La vida era una suma de detalles: invisibles para otros, esenciales para uno.

Después vino la necesidad, la ambición, o los sueños— que empujaron hacia la ciudad, con esa fuerza que no pide permiso, ni da explicaciones.
No fue una elección plena: fue un desprendimiento, una forma silenciosa de desarraigo.
Y, como dice la canción, uno se despide insensiblemente de pequeñas cosas… sin saber que algún día las va a buscar.

Lo entendí muchos años después.

Porque cada vez que vuelvo al pueblo, casi sin querer, busco esas pequeñas cosas.
Y ya no están.
No están las mismas caras, las mismas caricias, las mismas miradas, los mismos ruidos, ni los mismos olores. 

No están las veredas gastadas, ni los vecinos que sabían mi nombre aunque yo olvidara el suyo.
No están los árboles bajo los cuales pensé la vida por primera vez.
No está la mesa larga que alguna vez reunió a una familia antes de que el tiempo, paciente y cruel, nos fuera dispersando.

Entonces me invade esa tristeza dulce y honda que la canción llama nostalgia, como la muerte lenta de las simples cosas.
Porque eso es lo que verdaderamente duele, no la pérdida en sí, sino la lentitud con la que desaparece aquello que hizo de uno lo que es.

“Uno vuelve siempre a los viejos sitios donde amó la vida.
Y comprende, sin necesidad de palabras, cuán ausentes están las cosas queridas”.

El regreso es un espejo empañado: uno se reconoce, pero no del todo.
El pueblo sigue ahí, pero distinto.
Yo sigo siendo yo, pero distinto.
Y queda una certeza: lo que se perdió no vuelve, y lo que vuelve ya no es igual.

Por eso entiendo el consejo de la canción: muchacho, no partas soñando el regreso.
Porque el regreso nunca es un regreso: es un encuentro nuevo con un pasado que ya no existe, aunque duela, es asi.

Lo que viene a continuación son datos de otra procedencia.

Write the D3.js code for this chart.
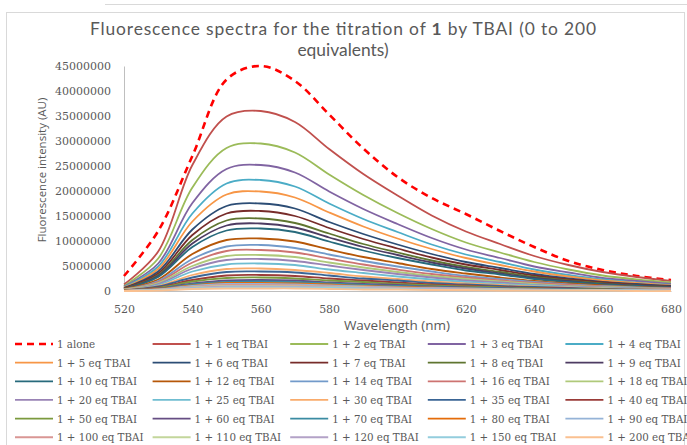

Sin embargo, cada vez que vuelvo al pueblo, aunque lastimen las ausencias, algo en mí se acomoda.

Como si el viento norte de la primavera, me tocara el hombro y me dijera: “Todavía estás hecho de acá”.

Y yo, que hace años vivo en la ciudad, sé que sigo perteneciendo a esos caminos de tierra, al olor del campo después de la lluvia, a la sombra fresca de un árbol que ya no existe más que en mi memoria.

Tal vez eso sea realmente volver:
Aceptar que las cosas simples ya no están, pero que su huella sigue viva, latiendo en el corazón como una llama que se niega a apagarse.

Y entonces lo entiendo de una vez por todo: Uno vuelve siempre a los viejos sitios donde amó la vida… aunque las cosas queridas ya no estén, porque lo que vuelve con uno, es lo que fuimos.